Your goal:
Restate the listing that follows word for word, without its pictures.

# # # # #

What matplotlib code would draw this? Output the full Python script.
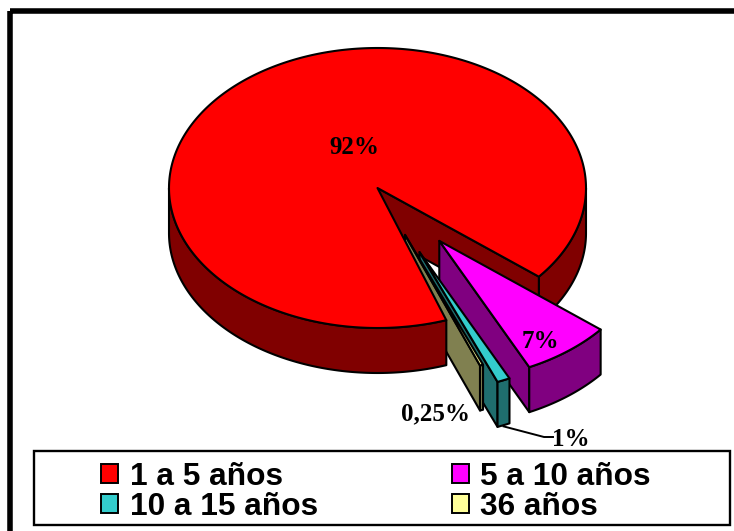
import numpy as np
import matplotlib
matplotlib.use("Agg")
import matplotlib.pyplot as plt
from matplotlib.patches import Polygon, Rectangle, Patch

categories = ["1 a 5 años", "5 a 10 años", "10 a 15 años", "36 años"]
values = [92, 7, 1, 0.25]
value_labels = ["92%", "7%", "1%", "0,25%"]
top_colors = ["#FF0000", "#FF00FF", "#33CCCC", "#FFFF99"]
side_colors = ["#800000", "#800080", "#1F6E6E", "#808050"]
explode = [0.0, 0.48, 0.50, 0.36]
legend_order = [0, 2, 1, 3]   # row by row in the picture

CX, CY, RX, RY, DEPTH = 377.5, 188.0, 208.5, 140.0, 45.0
START = 39.3      # where the first exploded slice begins, clockwise from 3 o'clock
MAIN_GAP = 1.8    # slight gap left by the big slice next to the small ones
LW = 1.5

fig = plt.figure(figsize=(7.34, 5.31), dpi=100, facecolor="white")
ax = fig.add_axes([0, 0, 1, 1])
ax.set_xlim(0, 734)
ax.set_ylim(531, 0)
ax.axis("off")

# outer frame
ax.add_patch(Rectangle((9.7, 10.8), 740, 530, fill=False, ec="black", lw=4.0, zorder=1))

def pt(a, cx, cy, dz=0.0):
    r = np.radians(a)
    return cx + RX * np.cos(r), cy + RY * np.sin(r) + dz

def arc(a0, a1, cx, cy, dz=0.0):
    t = np.linspace(a0, a1, max(int(abs(a1 - a0)) * 2, 2) + 1)
    return np.column_stack(pt(t, cx, cy, dz))

def add(poly, fc, z):
    ax.add_patch(Polygon(poly, closed=True, fc=fc, ec="black", lw=LW, joinstyle="round", zorder=z))

def rim(a0, a1, cx, cy, fc, z):
    add(np.vstack([arc(a0, a1, cx, cy), arc(a1, a0, cx, cy, DEPTH)]), fc, z)

def wall(a, cx, cy, fc, z):
    add(np.vstack([[cx, cy], pt(a, cx, cy), pt(a, cx, cy, DEPTH), [cx, cy + DEPTH]]), fc, z)

def draw_slice(a0, a1, ex, top, side, z):
    mid = np.radians((a0 + a1) / 2)
    cx = CX + ex * RX * np.cos(mid)
    cy = CY + ex * RY * np.sin(mid)
    wall(a1, cx, cy, side, z)
    rim(a0, a1, cx, cy, side, z + 0.1)
    add(np.vstack([[cx, cy], arc(a0, a1, cx, cy)]), top, z + 0.2)
    return cx, cy

deg = 360.0 / sum(values)
spans = [v * deg for v in values]
a_mag = (START, START + spans[1])
a_cya = (a_mag[1], a_mag[1] + spans[2])
a_yel = (a_cya[1], a_cya[1] + spans[3])
a_red = (a_yel[1] + MAIN_GAP, START + 360)

# back of the big slice: its rim on the right and the cut wall facing the viewer
rim(360, a_red[1], CX, CY, side_colors[0], 2)
wall(a_red[1], CX, CY, side_colors[0], 2.1)

draw_slice(*a_mag, explode[1], top_colors[1], side_colors[1], 3)
cx_c, cy_c = draw_slice(*a_cya, explode[2], top_colors[2], side_colors[2], 4)
draw_slice(*a_yel, explode[3], top_colors[3], side_colors[3], 5)

# front of the big slice lies over the small slices
rim(a_red[0], 180, CX, CY, side_colors[0], 5.5)
add(np.vstack([[CX, CY], arc(a_red[0], a_red[1], CX, CY)]), top_colors[0], 5.6)

# value labels
serif = dict(family="Liberation Serif", weight="bold", size=18, color="black",
             ha="center", va="center", zorder=8)
ax.text(354.5, 147, value_labels[0], **serif)
ax.text(540.5, 341, value_labels[1], **serif)
ax.text(571, 439, value_labels[2], **serif)
ax.text(435, 414, value_labels[3], **serif)

# leader line of the 1% label
p_end = pt(a_cya[0], cx_c, cy_c, DEPTH)
ax.plot([p_end[0] - 6, 544, 553], [p_end[1] + 3, 437, 437], color="black", lw=1.4, zorder=7)

# legend
ax.add_patch(Rectangle((33.5, 450.5), 696, 74, fc="white", ec="black", lw=1.7, zorder=6))
handles = [Patch(fc=top_colors[i], ec="black", lw=1.4) for i in legend_order]
labels = [categories[i] for i in legend_order]
leg = ax.legend(handles, labels, ncol=2, frameon=False, loc="upper left",
                bbox_to_anchor=(101, 462), bbox_transform=ax.transData,
                borderaxespad=0, borderpad=0, handlelength=0.55, handleheight=0.55,
                handletextpad=0.36, columnspacing=4.22, labelspacing=0.0,
                prop=dict(family="Liberation Sans", weight="bold", size=22.8))
leg.set_zorder(9)

fig.savefig("out.png", dpi=100)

# # # # #

Response:
What matplotlib code would draw this? Output the full Python script.
import numpy as np
import matplotlib
matplotlib.use("Agg")
import matplotlib.pyplot as plt
from matplotlib.patches import Polygon, Rectangle, Patch

categories = ["1 a 5 años", "5 a 10 años", "10 a 15 años", "36 años"]
values = [92, 7, 1, 0.25]
value_labels = ["92%", "7%", "1%", "0,25%"]
top_colors = ["#FF0000", "#FF00FF", "#33CCCC", "#FFFF99"]
side_colors = ["#800000", "#800080", "#1F6E6E", "#808050"]
explode = [0.0, 0.48, 0.50, 0.36]
legend_order = [0, 2, 1, 3]   # row by row in the picture

CX, CY, RX, RY, DEPTH = 377.5, 188.0, 208.5, 140.0, 45.0
START = 39.3      # where the first exploded slice begins, clockwise from 3 o'clock
MAIN_GAP = 1.8    # slight gap left by the big slice next to the small ones
LW = 1.5

fig = plt.figure(figsize=(7.34, 5.31), dpi=100, facecolor="white")
ax = fig.add_axes([0, 0, 1, 1])
ax.set_xlim(0, 734)
ax.set_ylim(531, 0)
ax.axis("off")

# outer frame
ax.add_patch(Rectangle((9.7, 10.8), 740, 530, fill=False, ec="black", lw=4.0, zorder=1))

def pt(a, cx, cy, dz=0.0):
    r = np.radians(a)
    return cx + RX * np.cos(r), cy + RY * np.sin(r) + dz

def arc(a0, a1, cx, cy, dz=0.0):
    t = np.linspace(a0, a1, max(int(abs(a1 - a0)) * 2, 2) + 1)
    return np.column_stack(pt(t, cx, cy, dz))

def add(poly, fc, z):
    ax.add_patch(Polygon(poly, closed=True, fc=fc, ec="black", lw=LW, joinstyle="round", zorder=z))

def rim(a0, a1, cx, cy, fc, z):
    add(np.vstack([arc(a0, a1, cx, cy), arc(a1, a0, cx, cy, DEPTH)]), fc, z)

def wall(a, cx, cy, fc, z):
    add(np.vstack([[cx, cy], pt(a, cx, cy), pt(a, cx, cy, DEPTH), [cx, cy + DEPTH]]), fc, z)

def draw_slice(a0, a1, ex, top, side, z):
    mid = np.radians((a0 + a1) / 2)
    cx = CX + ex * RX * np.cos(mid)
    cy = CY + ex * RY * np.sin(mid)
    wall(a1, cx, cy, side, z)
    rim(a0, a1, cx, cy, side, z + 0.1)
    add(np.vstack([[cx, cy], arc(a0, a1, cx, cy)]), top, z + 0.2)
    return cx, cy

deg = 360.0 / sum(values)
spans = [v * deg for v in values]
a_mag = (START, START + spans[1])
a_cya = (a_mag[1], a_mag[1] + spans[2])
a_yel = (a_cya[1], a_cya[1] + spans[3])
a_red = (a_yel[1] + MAIN_GAP, START + 360)

# back of the big slice: its rim on the right and the cut wall facing the viewer
rim(360, a_red[1], CX, CY, side_colors[0], 2)
wall(a_red[1], CX, CY, side_colors[0], 2.1)

draw_slice(*a_mag, explode[1], top_colors[1], side_colors[1], 3)
cx_c, cy_c = draw_slice(*a_cya, explode[2], top_colors[2], side_colors[2], 4)
draw_slice(*a_yel, explode[3], top_colors[3], side_colors[3], 5)

# front of the big slice lies over the small slices
rim(a_red[0], 180, CX, CY, side_colors[0], 5.5)
add(np.vstack([[CX, CY], arc(a_red[0], a_red[1], CX, CY)]), top_colors[0], 5.6)

# value labels
serif = dict(family="Liberation Serif", weight="bold", size=18, color="black",
             ha="center", va="center", zorder=8)
ax.text(354.5, 147, value_labels[0], **serif)
ax.text(540.5, 341, value_labels[1], **serif)
ax.text(571, 439, value_labels[2], **serif)
ax.text(435, 414, value_labels[3], **serif)

# leader line of the 1% label
p_end = pt(a_cya[0], cx_c, cy_c, DEPTH)
ax.plot([p_end[0] - 6, 544, 553], [p_end[1] + 3, 437, 437], color="black", lw=1.4, zorder=7)

# legend
ax.add_patch(Rectangle((33.5, 450.5), 696, 74, fc="white", ec="black", lw=1.7, zorder=6))
handles = [Patch(fc=top_colors[i], ec="black", lw=1.4) for i in legend_order]
labels = [categories[i] for i in legend_order]
leg = ax.legend(handles, labels, ncol=2, frameon=False, loc="upper left",
                bbox_to_anchor=(101, 462), bbox_transform=ax.transData,
                borderaxespad=0, borderpad=0, handlelength=0.55, handleheight=0.55,
                handletextpad=0.36, columnspacing=4.22, labelspacing=0.0,
                prop=dict(family="Liberation Sans", weight="bold", size=22.8))
leg.set_zorder(9)

fig.savefig("out.png", dpi=100)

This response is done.